Dans ce blog, nous utilisons la forme normalisée Taekkyon-hee (et Taekkyon) pour conserver une écriture cohérente.

Date :
1925 – publication du Haedongjokji à Séoul (rédaction sur les années précédentes).

Lieu :
Corée du début du XXᵉ siècle, milieu urbain (Séoul / Hanyang), sous occupation japonaise.

Auteur :
Choe Yongnyeon (최영년, 崔永年, 1856–1935) – lettré, poète, journaliste, auteur d’un grand recueil de poèmes (Haedongjokji) décrivant mœurs, jeux et coutumes.

Langue originale :
Chinois classique coréen (한문 / hanmun), avec le nom vernaculaire 택견 (Taekkyon).

Nature du texte :

  • un poème en quatre vers de sept caractères ;
  • une courte glose en prose décrivant le jeu.

C’est un texte littéraire-ethnographique et non un manuel d’arts martiaux.

Section concernée :
Rubrique Taekkyon-hee (탁견희, 托肩戱) dans la partie sur les jeux et divertissements (유희, 戱) du Haedongjokji.

2. Extrait choisi

2.1. Texte original (hanja)

Poème :

百技神通飛脚術
輕輕掠過髻簪高
鬪花自是風流性
一奪貂蟬意氣豪

Glose en prose :

舊俗有脚術 相對而立 互相蹴倒 有三法
最下者蹴其腿 善者托其肩 有飛脚術者落其髻
以此或報仇 或賭奪愛嬉 自法官禁之 今無是戱
名之曰托肩戱

2.2. Traduction française

Poème :

Plusieurs techniques merveilleuses de jambes volantes
effleurent légèrement l’épingle à cheveux et le chignon.
Manière élégante de se battre pour une “fleur”,
d’un coup, une jeune fille est charmée, quel ravissement !

Glose en prose :

Dans les anciennes coutumes, il existait un « art des jambes » (脚術).
Deux adversaires se tiennent face à face, debout, et cherchent à se faire tomber par des coups de pied.
Il y a trois méthodes : les moins habiles frappent les jambes ; les bons touchent les épaules ; ceux qui possèdent l’art des jambes volantes (飛脚術) font tomber le chignon.
Avec cela, on peut tantôt se venger d’un ennemi, tantôt parier et jouer pour ravir l’être aimé.
Plus tard, les autorités judiciaires interdirent cette pratique ; aujourd’hui, ce jeu a disparu.
On l’appelait Taekkyon-hee (탁견희).

3. Contexte et lecture rapide

Choe Yongnyeon & le Haedongjokji
Le Haedongjokji (海東竹枝, « Branches de bambou de la Mer de l’Est ») appartient au genre jokji : des poèmes sur les mœurs locales, avec de brèves explications en prose. Taekkyon-hee apparaît dans la section des jeux (유희), aux côtés d’autres pratiques populaires. C’est une sorte d’ethnographie poétique de la Corée de la fin de Joseon au début du XXᵉ siècle.

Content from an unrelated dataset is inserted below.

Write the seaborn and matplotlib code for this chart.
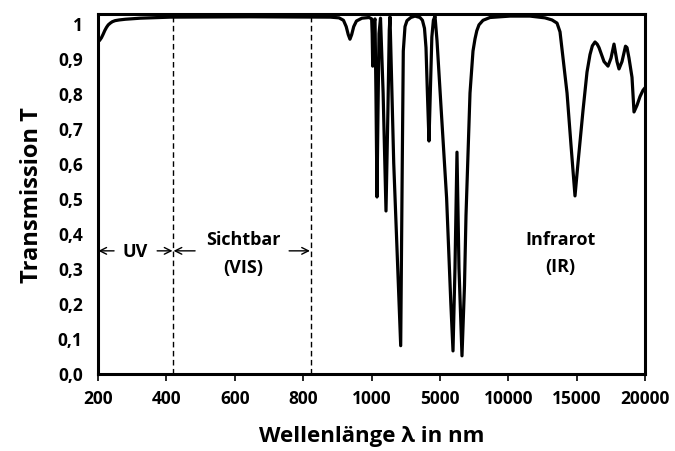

Occupation japonaise & interdiction
Au moment de la rédaction, la Corée est sous domination coloniale japonaise.
Les « autorités judiciaires » (법관, 法官) mentionnées dans le texte renvoient à l’administration coloniale japonaise, qui :

  • limite les attroupements,
  • surveille les jeux jugés violents ou instables,
  • se méfie des rassemblements populaires.

Taekkyon-hee est décrit comme un jeu autrefois courant, aujourd’hui disparu à cause de cette interdiction.

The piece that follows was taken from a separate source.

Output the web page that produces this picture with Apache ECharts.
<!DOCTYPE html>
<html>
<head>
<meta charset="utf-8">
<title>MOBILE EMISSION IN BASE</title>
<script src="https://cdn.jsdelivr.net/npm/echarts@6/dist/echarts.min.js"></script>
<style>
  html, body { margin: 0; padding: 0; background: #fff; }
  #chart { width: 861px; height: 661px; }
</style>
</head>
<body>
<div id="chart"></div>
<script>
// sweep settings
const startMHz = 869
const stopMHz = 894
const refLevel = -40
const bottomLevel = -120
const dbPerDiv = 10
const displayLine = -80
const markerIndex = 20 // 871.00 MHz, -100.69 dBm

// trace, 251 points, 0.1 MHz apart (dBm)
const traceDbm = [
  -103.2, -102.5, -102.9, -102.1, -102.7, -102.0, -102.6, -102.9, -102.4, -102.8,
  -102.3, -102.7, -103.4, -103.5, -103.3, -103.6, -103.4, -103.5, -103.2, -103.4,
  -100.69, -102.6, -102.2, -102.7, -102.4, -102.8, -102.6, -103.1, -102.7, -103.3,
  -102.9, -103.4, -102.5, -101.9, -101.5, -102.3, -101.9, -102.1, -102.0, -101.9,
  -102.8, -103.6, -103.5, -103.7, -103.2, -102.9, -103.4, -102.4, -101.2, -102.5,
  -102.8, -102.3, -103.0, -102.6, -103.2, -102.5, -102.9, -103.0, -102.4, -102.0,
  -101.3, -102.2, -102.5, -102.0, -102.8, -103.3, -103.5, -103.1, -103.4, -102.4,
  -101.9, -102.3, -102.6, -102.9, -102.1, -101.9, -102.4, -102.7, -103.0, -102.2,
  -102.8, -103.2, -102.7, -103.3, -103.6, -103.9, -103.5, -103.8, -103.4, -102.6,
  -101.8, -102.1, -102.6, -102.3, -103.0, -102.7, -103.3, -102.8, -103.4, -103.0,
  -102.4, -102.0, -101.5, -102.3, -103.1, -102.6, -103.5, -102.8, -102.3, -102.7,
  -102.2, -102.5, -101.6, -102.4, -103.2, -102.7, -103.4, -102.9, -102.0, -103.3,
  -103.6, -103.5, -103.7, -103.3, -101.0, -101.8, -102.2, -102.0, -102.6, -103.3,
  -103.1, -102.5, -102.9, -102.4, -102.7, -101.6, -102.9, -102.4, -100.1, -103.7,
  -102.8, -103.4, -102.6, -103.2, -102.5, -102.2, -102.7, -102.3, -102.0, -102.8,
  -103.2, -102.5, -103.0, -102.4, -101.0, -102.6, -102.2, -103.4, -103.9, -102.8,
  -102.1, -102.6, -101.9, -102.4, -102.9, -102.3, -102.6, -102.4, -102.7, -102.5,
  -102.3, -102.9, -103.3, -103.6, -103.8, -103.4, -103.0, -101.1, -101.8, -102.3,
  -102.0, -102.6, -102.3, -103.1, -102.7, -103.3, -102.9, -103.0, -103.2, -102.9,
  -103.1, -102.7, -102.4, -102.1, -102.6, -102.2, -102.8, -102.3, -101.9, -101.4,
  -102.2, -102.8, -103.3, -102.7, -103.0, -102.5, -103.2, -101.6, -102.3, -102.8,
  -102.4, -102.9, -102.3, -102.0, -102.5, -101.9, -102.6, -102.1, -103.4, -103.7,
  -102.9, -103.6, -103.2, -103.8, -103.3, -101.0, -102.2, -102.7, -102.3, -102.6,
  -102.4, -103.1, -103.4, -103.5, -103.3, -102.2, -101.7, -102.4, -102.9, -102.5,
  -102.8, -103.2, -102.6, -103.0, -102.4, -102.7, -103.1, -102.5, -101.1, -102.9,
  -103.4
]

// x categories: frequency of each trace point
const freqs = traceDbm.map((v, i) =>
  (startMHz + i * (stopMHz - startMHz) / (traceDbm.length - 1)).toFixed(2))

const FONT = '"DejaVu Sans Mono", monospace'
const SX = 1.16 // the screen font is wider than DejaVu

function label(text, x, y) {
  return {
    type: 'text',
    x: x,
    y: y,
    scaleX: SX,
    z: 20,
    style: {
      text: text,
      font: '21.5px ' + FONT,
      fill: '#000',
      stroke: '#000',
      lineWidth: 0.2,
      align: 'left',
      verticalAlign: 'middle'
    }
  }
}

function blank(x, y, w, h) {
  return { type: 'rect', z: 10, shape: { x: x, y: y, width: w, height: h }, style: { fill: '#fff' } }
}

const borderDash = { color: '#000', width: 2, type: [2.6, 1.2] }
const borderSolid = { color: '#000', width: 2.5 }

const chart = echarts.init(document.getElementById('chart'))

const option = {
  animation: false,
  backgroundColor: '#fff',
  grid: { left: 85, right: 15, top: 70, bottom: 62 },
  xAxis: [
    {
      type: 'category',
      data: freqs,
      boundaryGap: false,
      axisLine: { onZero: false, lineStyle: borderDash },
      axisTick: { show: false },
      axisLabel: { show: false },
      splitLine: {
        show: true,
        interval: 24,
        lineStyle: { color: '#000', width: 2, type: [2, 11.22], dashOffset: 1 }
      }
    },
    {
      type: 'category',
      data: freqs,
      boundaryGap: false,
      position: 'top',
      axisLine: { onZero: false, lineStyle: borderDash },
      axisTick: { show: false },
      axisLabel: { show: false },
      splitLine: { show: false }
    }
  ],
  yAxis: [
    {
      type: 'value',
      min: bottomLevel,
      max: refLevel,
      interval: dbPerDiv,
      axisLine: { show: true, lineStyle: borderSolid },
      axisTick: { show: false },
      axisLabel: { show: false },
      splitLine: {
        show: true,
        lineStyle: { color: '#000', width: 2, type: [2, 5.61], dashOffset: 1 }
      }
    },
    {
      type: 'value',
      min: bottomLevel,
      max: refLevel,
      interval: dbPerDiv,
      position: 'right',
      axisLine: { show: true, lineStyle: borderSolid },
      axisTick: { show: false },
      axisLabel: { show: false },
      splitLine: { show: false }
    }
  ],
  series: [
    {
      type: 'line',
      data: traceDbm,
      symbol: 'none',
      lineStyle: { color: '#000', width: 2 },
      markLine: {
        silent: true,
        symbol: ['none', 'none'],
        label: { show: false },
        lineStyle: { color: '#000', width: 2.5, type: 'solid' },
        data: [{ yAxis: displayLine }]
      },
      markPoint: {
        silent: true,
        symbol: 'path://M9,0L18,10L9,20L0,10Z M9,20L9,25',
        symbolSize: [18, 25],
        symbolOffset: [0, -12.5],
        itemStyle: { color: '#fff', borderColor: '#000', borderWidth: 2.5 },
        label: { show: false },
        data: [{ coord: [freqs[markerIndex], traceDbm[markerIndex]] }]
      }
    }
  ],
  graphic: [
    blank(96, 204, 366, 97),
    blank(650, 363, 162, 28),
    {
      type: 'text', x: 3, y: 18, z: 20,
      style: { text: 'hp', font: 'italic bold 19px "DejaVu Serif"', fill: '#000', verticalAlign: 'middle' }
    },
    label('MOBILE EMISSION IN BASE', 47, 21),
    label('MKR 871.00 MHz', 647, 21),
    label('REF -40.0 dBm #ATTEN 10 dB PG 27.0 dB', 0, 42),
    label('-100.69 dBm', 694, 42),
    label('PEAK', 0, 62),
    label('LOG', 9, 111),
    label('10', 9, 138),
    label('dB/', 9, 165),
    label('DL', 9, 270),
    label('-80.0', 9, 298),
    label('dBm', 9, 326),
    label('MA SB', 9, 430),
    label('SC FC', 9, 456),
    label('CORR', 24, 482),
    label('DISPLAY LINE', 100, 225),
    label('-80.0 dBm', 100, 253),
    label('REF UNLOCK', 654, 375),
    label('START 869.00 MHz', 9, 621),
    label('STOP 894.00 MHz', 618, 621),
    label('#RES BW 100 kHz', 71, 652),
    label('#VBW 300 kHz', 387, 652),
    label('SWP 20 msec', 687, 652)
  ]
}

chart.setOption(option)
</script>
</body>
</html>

Ce que décrit concrètement la source :

  • un nom : Taekkyon-hee (택견희) ;
  • un statut : classé parmi les jeux (戱) ;
  • un contenu : « art des jambes » (脚術), face à face, debout, objectif = faire tomber ;
  • une hiérarchie technique : jambes → épaules → chignon ;
  • des fonctions sociales : vengeance, paris, rivalités amoureuses.

C’est bref, mais c’est l’une des descriptions les plus nettes du Taekkyon tardif.

4. Limites & débats

Source tardive
Début XXᵉ siècle, sous colonisation japonaise : on parle d’une forme tardive, déjà folklorisée, pas du “Taekkyon originel”.

Texte littéraire
Choe est poète-observateur. On ne connaît ni les règles détaillées, ni la gestuelle fine, ni les enchaînements. Beaucoup de saveur, peu de technique précise.

Jeu vs art martial
Taekkyon-hee est explicitement un jeu (戱), même si le socle martial est visible (coups, chutes, vengeance). La notice décrit la version “Hee”, pas un programme d’entraînement militaire.

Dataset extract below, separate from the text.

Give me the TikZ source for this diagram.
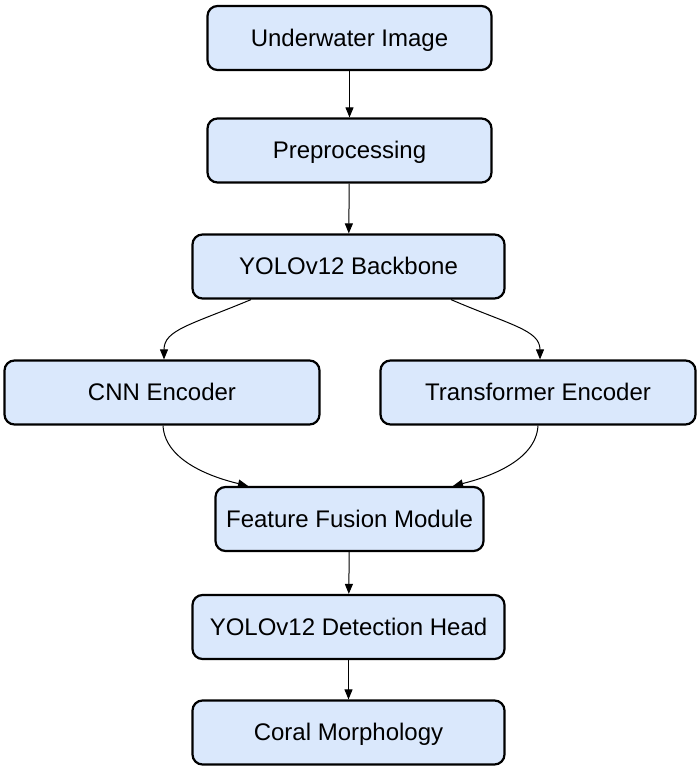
\documentclass[tikz,border=0pt]{standalone}
\usepackage{fontspec}
\setmainfont{Liberation Sans}
\usetikzlibrary{arrows.meta}
\definecolor{boxfill}{HTML}{DAE8FC}
\begin{document}
\begin{tikzpicture}[x=1pt,y=-1pt,
  stepbox/.style={draw=black,line width=2.2pt,fill=boxfill,rounded corners=10pt,
    minimum height=64pt,inner sep=0pt,text depth=1pt,font=\fontsize{24}{28}\selectfont},
  conn/.style={line width=1pt,-{Triangle[length=10pt,width=8pt]}}]
\useasboundingbox (0,0) rectangle (700,769);
\node[stepbox,minimum width=284pt] (img) at (349.5,38) {Underwater Image};
\node[stepbox,minimum width=284pt] (pre) at (349.5,150.5) {Preprocessing};
\node[stepbox,minimum width=312pt] (bb) at (348.5,266.5) {YOLOv12 Backbone};
\node[stepbox,minimum width=315pt] (cnn) at (162,392.5) {CNN Encoder};
\node[stepbox,minimum width=315pt] (tr) at (538,392.5) {Transformer Encoder};
\node[stepbox,minimum width=268pt] (ff) at (349.5,519) {Feature Fusion Module};
\node[stepbox,minimum width=312pt] (det) at (348.5,627) {YOLOv12 Detection Head};
\node[stepbox,minimum width=312pt] (cor) at (348.5,732.5) {Coral Morphology};
\draw[conn] (img) -- (pre);
\draw[conn] (pre) -- (bb);
\draw[conn] (bb.south -| 251,0) .. controls (190,325) and (164,330) .. (cnn.north -| 164,0);
\draw[conn] (bb.south -| 451,0) .. controls (510,325) and (540,330) .. (tr.north -| 540,0);
\draw[conn] (cnn.south -| 163,0) .. controls (165,462) and (215,478) .. (ff.north -| 248,0);
\draw[conn] (tr.south -| 538,0) .. controls (536,462) and (485,478) .. (ff.north -| 453,0);
\draw[conn] (ff) -- (det);
\draw[conn] (det) -- (cor);
\end{tikzpicture}
\end{document}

Interprétation de “bigak-sul” (비각술 / 飛脚術)
Le texte mentionne les pratiquants « qui possèdent l’art des jambes volantes » (bigak-sul / 飛脚術). Ce terme est souvent traduit, un peu vite, par “coup de pied sauté”, comme si le critère principal était le fait de quitter le sol. Or, la glose précise surtout que ces techniques font tomber le sangtu (상투), le chignon traditionnel : il s’agirait donc de toutes les formes de coups de pied capables d’atteindre la coiffure et de la défaire, pas uniquement de sauts spectaculaires.
Dans cette fiche, j’interprète bigak-sul plutôt comme des « coups de pied qui volent », au sens de trajectoires rapides, imprévisibles, capables de monter jusqu’à la tête ou à la coiffure, sans limiter cela à un unique modèle de “coup de pied sauté”. Les sauts en font probablement partie, mais bigak-sul ne se réduit pas à eux : c’est une lecture personnelle, qui met l’accent sur la qualité du déplacement et de la surprise plus que sur la seule perte de contact avec le sol.

Lien avec Subak
Le texte ne parle ni de Subak (手搏) ni de Subak-hee (手搏戱). Le rapprochement vient d’autres sources (Jaemulbo) et d’un modèle culturel commun :
un art à mains nues complet d’un côté, des formes Hee plus ludiques de l’autre.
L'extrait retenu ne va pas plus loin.